His career has taken him through minor leagues, the NHL (four goals, nine points, 251 penalty minutes in 89 games), Russia and the pro boxing world, but Perrott never expected he’d grow up protecting the same nuclear plant where his mother worked during his childhood.

At 33, four years removed from playing in the NHL, Perrott was in nearby Walkerton, Ont., for a senior hockey game when a friend urged him to apply at Bruce Power.

“I realized it was time to turn the page in my life and I wasn’t getting any younger so my hockey skills were quickly diminishing,” he says. “I saw the security job and I thought that’d be a perfect fit for me.”

Nowadays, Perrott, 37, is fitting in as a skills coach with the Ontario League’s Owen Sound Attack and as an assistant minor hockey coach for the oldest of his three sons. And he’s got plenty of experience to share. After the Devils made him a second-round pick in 1995, Perrott later signed as a free agent with the Chicago Blackhawks. But he didn’t play for either team. It wasn’t until Chicago traded him to Nashville in 2001 that he had his first regular season action. He spent parts of the next four seasons with the Predators, Leafs and Stars before winding up with Chekhov Vityaz of the Russian Superleague in 2007.

Perrott played there for two seasons and witnessed the dawn of the Kontinental League, along with some of its early hiccups.

“They made everybody take a 20-percent pay cut,” he says. “The Russian guys always said, ‘Well, it’s Russia, what do you expect?’ ”

If Perrott learned one thing in Russia, it was to expect the unusual. He remembers the old lady who used to pay Chekhov players out of a shopping bag packed with millions in U.S. dollars.

“She’s coming from the bank, guys would line up by the (dressing room) door and they’d pay your bonus money,” he says. “This little old lady wouldn’t even have a guard with her.”

Chekhov Vityaz’s owner was the money guy behind Olympic boxing gold medalist Alexander Povetkin, whose Olympic training gym was near the Vityaz rink. Perrott soon started training there as a boxer and returned to North America for three pro bouts. He went 1-2, winning his debut fight over Makidi Ku Ntima.

“That was awesome because the guy was tough,” Perrott says. “I knocked him out right at the end of the fourth round.”

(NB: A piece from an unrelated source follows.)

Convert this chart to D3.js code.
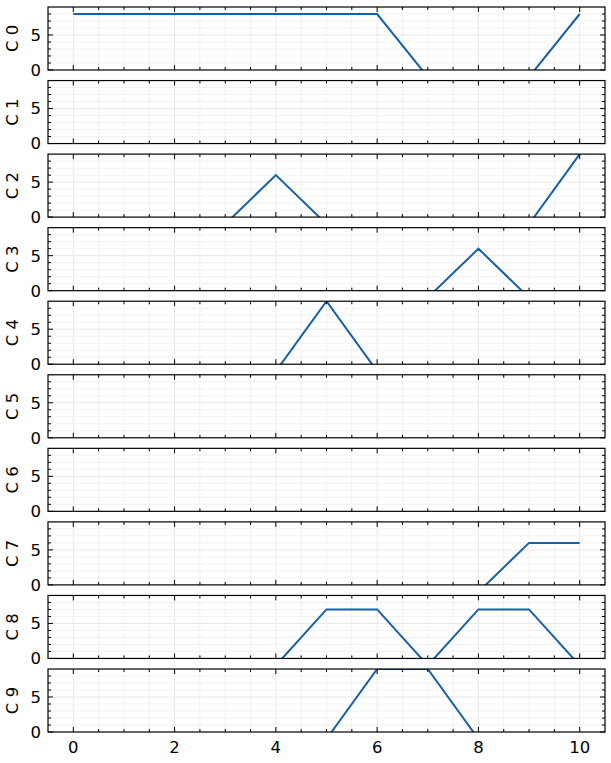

But even that taste of boxing glory couldn’t beat his greatest hockey memory. For most NHLers, that moment is a big goal or a title. For Perrott, it was an opening faceoff at the Air Canada Centre. It was the only time he started a game in the NHL and he was in good company. Ed Belfour was in net. Tomas Kaberle and Bryan McCabe were on the blueline. And lining up at left wing, skating alongside Mats Sundin and Alexander Mogilny, was lifelong Leafs fan Nathan Perrott.

“It was really exciting,” Perrott says. “You dream about it as a kid and it’s way better. The reality is better than anything you can imagine.”